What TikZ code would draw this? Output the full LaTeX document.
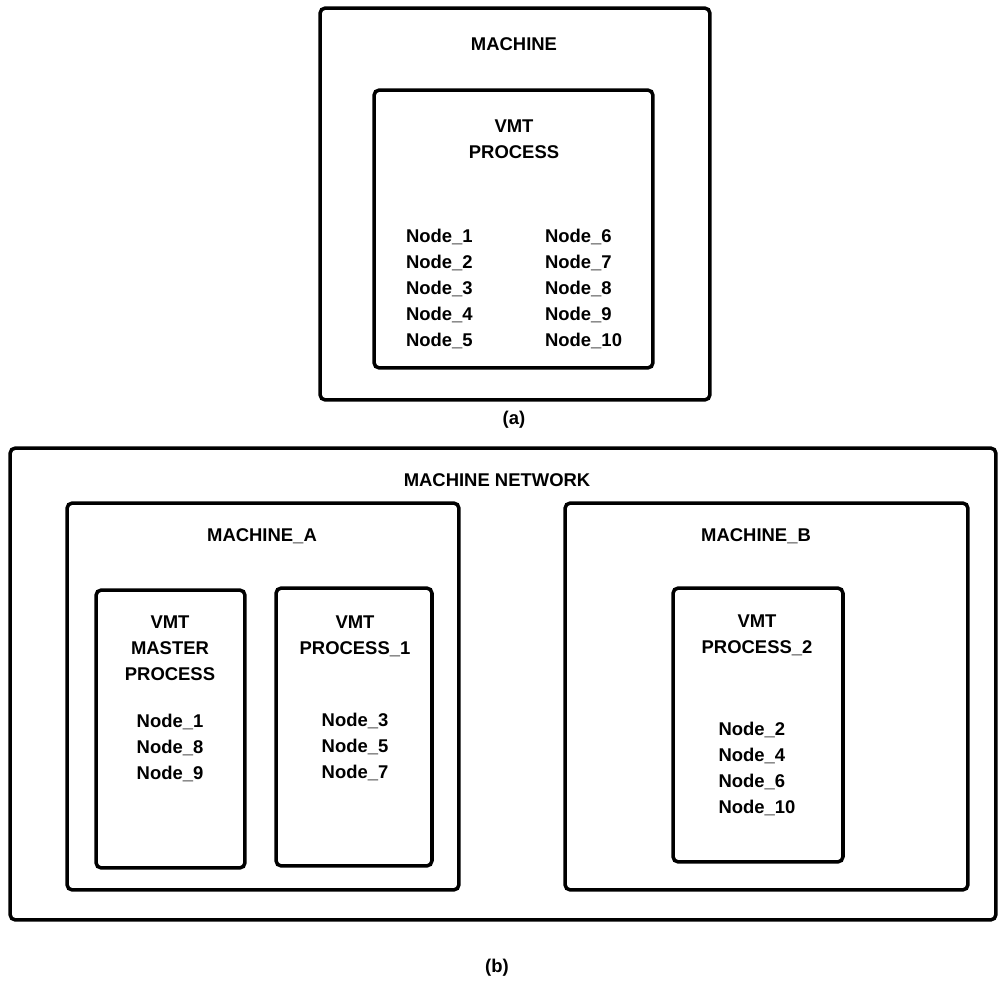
\documentclass[tikz,border=0pt]{standalone}
\usepackage{fontspec}
\setmainfont{Liberation Sans}
\usepackage{tikz}
\usetikzlibrary{positioning}

\begin{document}
\begin{tikzpicture}[
  x=0.02cm, y=-0.02cm,
  font=\bfseries\fontsize{10.5}{14.8}\selectfont,
  box/.style={draw, line width=2pt, rounded corners=3pt, inner sep=0pt},
  txt/.style={align=center, inner sep=1pt},
  nodelist/.style={align=left, inner sep=1pt}
]
\useasboundingbox (0,0) rectangle (999,989);

% (a) one machine
\node[box, minimum width=7.8cm, minimum height=7.84cm] (machine) at (515,204) {};
\node[box, minimum width=5.58cm, minimum height=5.56cm] (vmt) at (513.5,229) {};
\node[txt] (machinetxt) at (514,44) {MACHINE};
\node[txt] (vmttxt) at (514,139) {VMT\\PROCESS};
\node[nodelist, anchor=west] (lista) at (404,289) {Node\_1\\Node\_2\\Node\_3\\Node\_4\\Node\_5};
\node[nodelist, anchor=west] (listb) at (543,289) {Node\_6\\Node\_7\\Node\_8\\Node\_9\\Node\_10};
\node[txt] (capa) at (514,420) {(a)};

% (b) machine network
\node[box, minimum width=19.72cm, minimum height=9.44cm] (net) at (503,684) {};
\node[box, minimum width=7.84cm, minimum height=7.74cm] (macha) at (263,696.5) {};
\node[box, minimum width=2.98cm, minimum height=5.56cm] (master) at (170.5,729) {};
\node[box, minimum width=3.12cm, minimum height=5.56cm] (procone) at (354,727) {};
\node[box, minimum width=8.06cm, minimum height=7.74cm] (machb) at (766.5,696.5) {};
\node[box, minimum width=3.4cm, minimum height=5.48cm] (proctwo) at (758,725) {};

\node[txt] (nettxt) at (497,480) {MACHINE NETWORK};
\node[txt] (machatxt) at (262,536) {MACHINE\_A};
\node[txt] (mastertxt) at (170,648) {VMT\\MASTER\\PROCESS};
\node[nodelist] (masterlist) at (170,748) {Node\_1\\Node\_8\\Node\_9};
\node[txt] (proconetxt) at (355,636) {VMT\\PROCESS\_1};
\node[nodelist] (proconelist) at (355,747) {Node\_3\\Node\_5\\Node\_7};
\node[txt] (machbtxt) at (756,536) {MACHINE\_B};
\node[txt] (proctwotxt) at (757,635) {VMT\\PROCESS\_2};
\node[nodelist] (proctwolist) at (757,769) {Node\_2\\Node\_4\\Node\_6\\Node\_10};
\node[txt] (capb) at (497,968) {(b)};
\end{tikzpicture}
\end{document}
----
:: What you need to do ::
Repeat the listing verbatim. Skip the pictures.

:: Result of the exercise ::
What TikZ code would draw this? Output the full LaTeX document.
\documentclass[tikz,border=0pt]{standalone}
\usepackage{fontspec}
\setmainfont{Liberation Sans}
\usepackage{tikz}
\usetikzlibrary{positioning}

\begin{document}
\begin{tikzpicture}[
  x=0.02cm, y=-0.02cm,
  font=\bfseries\fontsize{10.5}{14.8}\selectfont,
  box/.style={draw, line width=2pt, rounded corners=3pt, inner sep=0pt},
  txt/.style={align=center, inner sep=1pt},
  nodelist/.style={align=left, inner sep=1pt}
]
\useasboundingbox (0,0) rectangle (999,989);

% (a) one machine
\node[box, minimum width=7.8cm, minimum height=7.84cm] (machine) at (515,204) {};
\node[box, minimum width=5.58cm, minimum height=5.56cm] (vmt) at (513.5,229) {};
\node[txt] (machinetxt) at (514,44) {MACHINE};
\node[txt] (vmttxt) at (514,139) {VMT\\PROCESS};
\node[nodelist, anchor=west] (lista) at (404,289) {Node\_1\\Node\_2\\Node\_3\\Node\_4\\Node\_5};
\node[nodelist, anchor=west] (listb) at (543,289) {Node\_6\\Node\_7\\Node\_8\\Node\_9\\Node\_10};
\node[txt] (capa) at (514,420) {(a)};

% (b) machine network
\node[box, minimum width=19.72cm, minimum height=9.44cm] (net) at (503,684) {};
\node[box, minimum width=7.84cm, minimum height=7.74cm] (macha) at (263,696.5) {};
\node[box, minimum width=2.98cm, minimum height=5.56cm] (master) at (170.5,729) {};
\node[box, minimum width=3.12cm, minimum height=5.56cm] (procone) at (354,727) {};
\node[box, minimum width=8.06cm, minimum height=7.74cm] (machb) at (766.5,696.5) {};
\node[box, minimum width=3.4cm, minimum height=5.48cm] (proctwo) at (758,725) {};

\node[txt] (nettxt) at (497,480) {MACHINE NETWORK};
\node[txt] (machatxt) at (262,536) {MACHINE\_A};
\node[txt] (mastertxt) at (170,648) {VMT\\MASTER\\PROCESS};
\node[nodelist] (masterlist) at (170,748) {Node\_1\\Node\_8\\Node\_9};
\node[txt] (proconetxt) at (355,636) {VMT\\PROCESS\_1};
\node[nodelist] (proconelist) at (355,747) {Node\_3\\Node\_5\\Node\_7};
\node[txt] (machbtxt) at (756,536) {MACHINE\_B};
\node[txt] (proctwotxt) at (757,635) {VMT\\PROCESS\_2};
\node[nodelist] (proctwolist) at (757,769) {Node\_2\\Node\_4\\Node\_6\\Node\_10};
\node[txt] (capb) at (497,968) {(b)};
\end{tikzpicture}
\end{document}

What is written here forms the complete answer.